At first I still felt like baby Zora with messy hair and thick glasses and unruly brows and braces and apologetic about taking up space. I hated having my picture taken and I was always the one behind the camera because that felt safer and more natural and less presumptuous somehow and now occasionally someone asks if they can take a photo with me for their social media or lead me to the center on group photos and something in me short-circuits for a moment because it doesn't compute. When I was younger the only thing I ever wanted was to beautiful and I had anticipated, naively, that the whole thing would feel like an arrival. Like something clicking into place but it didn't. It felt like being handed something that belonged to someone else, I feel very detached from it but I had to learn to yield it like a weapon.
It’s funny because on multiple occasions, people have asked me ( both men and women both and with genuine curiosity rather than flattery) ‘you know you're beautiful, right?’ And my honest answer is that I know it the way I know my own height. It is a fact about me that exists independently of how I feel about it on any given day. It is just there, it doesn't feel like mine in the way that my sense of humor feels like mine, or my opinions, or the specific texture of how my mind works. I've noticed that my lack of interest in external validation is often misread as arrogance. Ironically, people seem to think you should feel flattered or grateful just because someone wants to sleep with you, but that's never been something I base my self-worth on.

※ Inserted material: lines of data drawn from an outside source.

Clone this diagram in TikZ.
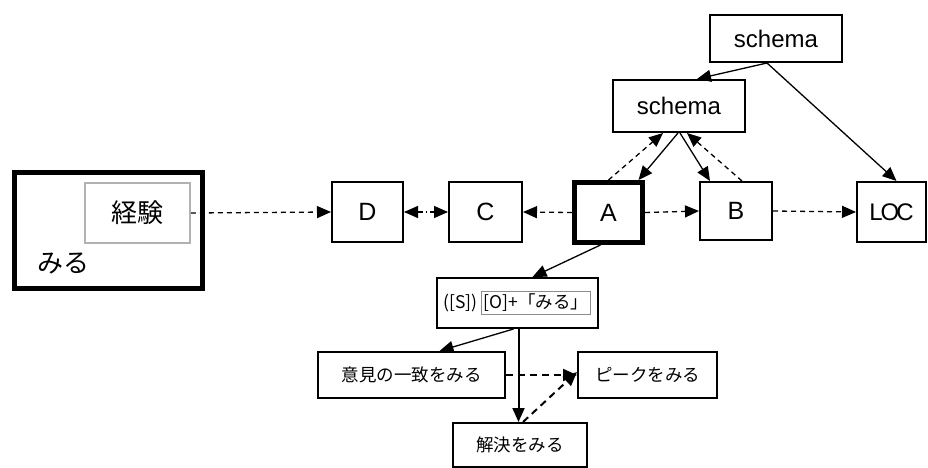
\documentclass[tikz,border=0pt]{standalone}
\usepackage{fontspec}
\setmainfont{Liberation Sans}
\newfontfamily\cjk{Noto Sans CJK JP}
\usetikzlibrary{arrows.meta}
\tikzset{
  box/.style={draw, line width=2pt, rectangle, inner sep=0pt, fill=white},
  thickbox/.style={box, line width=5pt},
  greybox/.style={draw=black!30, line width=1.8pt, rectangle, inner sep=0pt},
  latin/.style={font=\fontsize{25}{28}\selectfont},
  jsmall/.style={font=\cjk\fontsize{17.5}{20}\selectfont},
  tip/.style={-{Triangle[length=14pt,width=12pt]}},
  solidarrow/.style={tip, line width=1.3pt},
  dasharrow/.style={tip, line width=1.3pt, dash pattern=on 5pt off 4pt},
  dashdotarrow/.style={{Triangle[length=14pt,width=12pt]}-{Triangle[length=14pt,width=12pt]}, line width=1.3pt, dash pattern=on 5pt off 3pt on 1.5pt off 3pt},
  boldarrow/.style={tip, line width=2pt, dash pattern=on 7pt off 5pt},
}
\begin{document}
\begin{tikzpicture}[x=1pt,y=-1pt]
\useasboundingbox (0,0) rectangle (928,468);
% big box
\node[thickbox, minimum width=188pt, minimum height=116pt] (big) at (108.5,230.5) {};
\node[greybox, minimum width=105pt, minimum height=60pt, font=\cjk\fontsize{26}{30}\selectfont] (exp) at (137.5,213) {経験};
\node[font=\cjk\fontsize{26}{30}\selectfont] (miru) at (63,263) {みる};
% middle row
\node[box, latin, minimum width=71pt, minimum height=60pt] (D) at (367.5,212) {D};
\node[box, latin, minimum width=73pt, minimum height=60pt] (C) at (485.5,212) {C};
\node[thickbox, latin, minimum width=68pt, minimum height=60pt] (A) at (608.5,212.5) {A};
\node[box, latin, minimum width=72pt, minimum height=58pt] (B) at (736,211) {B};
\node[box, font=\fontsize{24}{28}\selectfont, minimum width=69pt, minimum height=60pt] (LOC) at (891.5,212) {L\kern-2ptO\kern-3ptC};
% schema
\node[box, font=\fontsize{24}{28}\selectfont, minimum width=132pt, minimum height=47pt] (s1) at (776,38.5) {schema};
\node[box, font=\fontsize{24}{28}\selectfont, minimum width=132pt, minimum height=52pt] (s2) at (679,106) {schema};
% bottom
\node[box, jsmall, minimum width=161pt, minimum height=50pt] (SO) at (517.5,303)
  {([S])\,{\color{black!45}\setlength{\fboxrule}{1.2pt}\setlength{\fboxsep}{2pt}\fbox{\color{black}[O]+「みる」}}};
\node[box, jsmall, minimum width=187pt, minimum height=46pt] (iken) at (411.5,375) {意見の一致をみる};
\node[box, jsmall, minimum width=139pt, minimum height=46pt] (peak) at (647.5,375) {ピークをみる};
\node[box, jsmall, minimum width=134pt, minimum height=44pt] (kai) at (520,445) {解決をみる};
% connectors
\draw[dasharrow] (exp.east) -- (D.west);
\draw[dashdotarrow] (D.east) -- (C.west);
\draw[dasharrow] (A.west) -- (C.east);
\draw[dasharrow] (A.east) -- (B.west);
\draw[dasharrow] (B.east) -- (LOC.west);
\draw[solidarrow] ([xshift=-9pt]s1.south) -- ([xshift=18pt]s2.north);
\draw[solidarrow] ([xshift=-9pt]s1.south) -- ([xshift=5pt]LOC.north);
\draw[solidarrow] ([xshift=-1pt]s2.south) -- ([xshift=30pt]A.north);
\draw[dasharrow] ([xshift=0pt]A.north) -- ([xshift=-16pt]s2.south);
\draw[solidarrow] ([xshift=1pt]s2.south) -- ([xshift=-26pt]B.north);
\draw[dasharrow] ([xshift=6pt]B.north) -- ([xshift=8pt]s2.south);
\draw[solidarrow] ([xshift=-8pt]A.south) -- ([xshift=15pt]SO.north);
\draw[solidarrow] ([xshift=-4pt]SO.south) -- ([xshift=28pt]iken.north);
\draw[tip, line width=2pt] ([xshift=1pt]SO.south) -- ([xshift=-1.5pt]kai.north);
\draw[boldarrow] (iken.east) -- (peak.west);
\draw[boldarrow] ([xshift=3pt]kai.north) -- ([yshift=3pt]peak.west);
\end{tikzpicture}
\end{document}
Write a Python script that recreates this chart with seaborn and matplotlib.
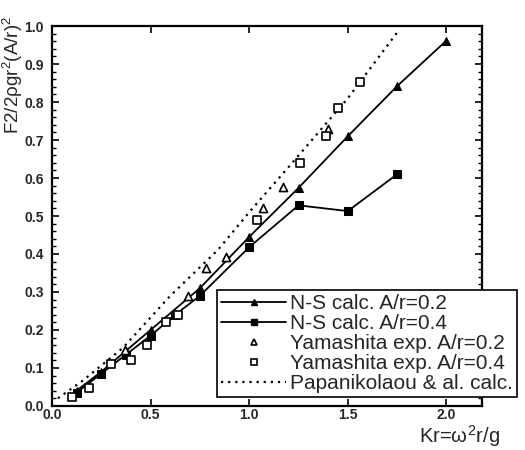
import numpy as np
import matplotlib
matplotlib.use("Agg")
import matplotlib.pyplot as plt
import seaborn as sns
from matplotlib.lines import Line2D
from matplotlib.ticker import MultipleLocator

# N-S calculation, A/r = 0.2 (filled triangles)
ns02_x = [0.125, 0.25, 0.375, 0.5, 0.75, 1.0, 1.25, 1.5, 1.75, 2.0]
ns02_y = [0.04, 0.09, 0.145, 0.20, 0.31, 0.445, 0.574, 0.71, 0.842, 0.962]

# N-S calculation, A/r = 0.4 (filled squares)
ns04_x = [0.125, 0.25, 0.375, 0.5, 0.625, 0.75, 1.0, 1.25, 1.5, 1.75]
ns04_y = [0.035, 0.085, 0.135, 0.185, 0.24, 0.29, 0.418, 0.528, 0.513, 0.61]

# Yamashita experiments
yam02_x = [0.37, 0.69, 0.78, 0.88, 1.07, 1.17, 1.40]
yam02_y = [0.147, 0.29, 0.363, 0.392, 0.52, 0.576, 0.73]
yam04_x = [0.10, 0.19, 0.30, 0.40, 0.48, 0.58, 0.64, 1.04, 1.26, 1.39, 1.45, 1.56]
yam04_y = [0.024, 0.047, 0.11, 0.12, 0.16, 0.22, 0.24, 0.49, 0.64, 0.71, 0.784, 0.853]

# Papanikolaou & al. calculation (dotted)
pap_x = [0.03, 0.16, 0.36, 0.6, 0.84, 1.0, 1.21, 1.5, 1.76]
pap_y = [0.02, 0.068, 0.153, 0.29, 0.41, 0.51, 0.635, 0.81, 0.99]

labels = ["N-S calc. A/r=0.2", "N-S calc. A/r=0.4", "Yamashita exp. A/r=0.2",
          "Yamashita exp. A/r=0.4", "Papanikolaou & al. calc."]

sns.set_style("ticks")
plt.rcParams["font.family"] = ["Liberation Sans", "DejaVu Sans"]
plt.rcParams["mathtext.fontset"] = "custom"
plt.rcParams["mathtext.rm"] = "Liberation Sans"
plt.rcParams["mathtext.it"] = "Liberation Sans"

fig = plt.figure(figsize=(5.25, 4.5), dpi=100)
ax = fig.add_axes([0.099, 0.098, 0.819, 0.844])

sns.lineplot(x=ns02_x, y=ns02_y, ax=ax, color="black", lw=1.3, marker="^",
             markersize=6, markeredgecolor="black", estimator=None, sort=False)
sns.lineplot(x=ns04_x, y=ns04_y, ax=ax, color="black", lw=1.3, marker="s",
             markersize=5.5, markeredgecolor="black", estimator=None, sort=False)
sns.lineplot(x=pap_x, y=pap_y, ax=ax, color="black", lw=1.6, linestyle=(0, (1, 2.2)),
             estimator=None, sort=False)
sns.scatterplot(x=yam02_x, y=yam02_y, ax=ax, marker="^", s=34, facecolor="white",
                edgecolor="black", linewidth=1.2, zorder=3)
sns.scatterplot(x=yam04_x, y=yam04_y, ax=ax, marker="s", s=26, facecolor="white",
                edgecolor="black", linewidth=1.2, zorder=3)

ax.set_xlim(0, 2.18)
ax.set_ylim(0, 1.0)
ax.xaxis.set_major_locator(MultipleLocator(0.5))
ax.yaxis.set_major_locator(MultipleLocator(0.1))
ax.yaxis.set_minor_locator(MultipleLocator(0.02))
ax.tick_params(which="both", direction="in", top=True, right=True, color="black")
ax.tick_params(which="major", length=5, width=1.2, labelsize=10)
ax.tick_params(which="minor", length=3, width=1)
ax.tick_params(axis="x", pad=1.5)
ax.tick_params(axis="y", pad=6)
ax.set_xticks([0.0, 0.5, 1.0, 1.5, 2.0])
ax.set_xticklabels(["0.0", "0.5", "1.0", "1.5", "2.0"], fontweight="bold")
ax.set_yticks(np.round(np.arange(0, 1.01, 0.1), 1))
ax.set_yticklabels([f"{v:.1f}" for v in np.arange(0, 1.01, 0.1)], fontweight="bold")
for sp in ax.spines.values():
    sp.set_linewidth(1.6)
    sp.set_color("black")

fig.text(0.025, 0.965, r"F2/2$\rho$gr$^2$(A/r)$^2$", rotation=90, ha="center", va="top",
         fontsize=13.5)
fig.text(0.875, 0.002, r"Kr=$\omega^2$r/g", ha="center", va="bottom", fontsize=14.5)

handles = [
    Line2D([], [], color="black", lw=1.3, marker="^", markersize=5),
    Line2D([], [], color="black", lw=1.3, marker="s", markersize=4.5),
    Line2D([], [], color="none", marker="^", markersize=5, markerfacecolor="white",
           markeredgecolor="black", markeredgewidth=1.2),
    Line2D([], [], color="none", marker="s", markersize=4.5, markerfacecolor="white",
           markeredgecolor="black", markeredgewidth=1.2),
    Line2D([], [], color="black", lw=1.6, linestyle=(0, (1, 2.2))),
]
leg = ax.legend(handles, labels, loc="upper right", bbox_to_anchor=(0.985, 0.356),
                bbox_transform=fig.transFigure, fontsize=15, frameon=True,
                fancybox=False, framealpha=1, edgecolor="black", handlelength=3.1,
                handletextpad=0.2, labelspacing=0.05, borderpad=0.2,
                borderaxespad=0)
leg.get_frame().set_linewidth(1.2)
leg.set_zorder(5)

fig.savefig("out.png", dpi=100)
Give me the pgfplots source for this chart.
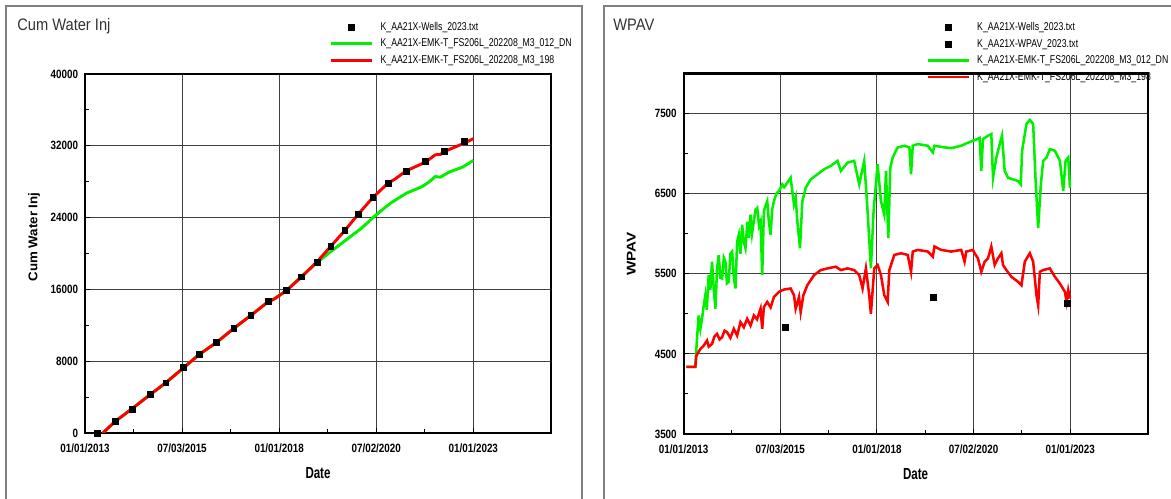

And do not even get me started on the men who respond to a perfectly ordinary observation from me with some variation of you're so smart, delivered with the specific tone of someone who has been pleasantly surprised by a dog doing arithmetic. The idea that beauty and intelligence exist in some kind of zero-sum arrangement and that encountering both simultaneously in one person constitutes a minor miracle. The strangest part of the whole transition, the part I didn't anticipate and still find mildly absurd, is having to quietly retire certain habits that made complete sense when I was invisible and make absolutely no sense now that I'm apparently not. I had to learn that the wings are real now but the muscle memory of the caterpillar was still very much in the body, and I had to learn to move like what I’ve become rather than what I was.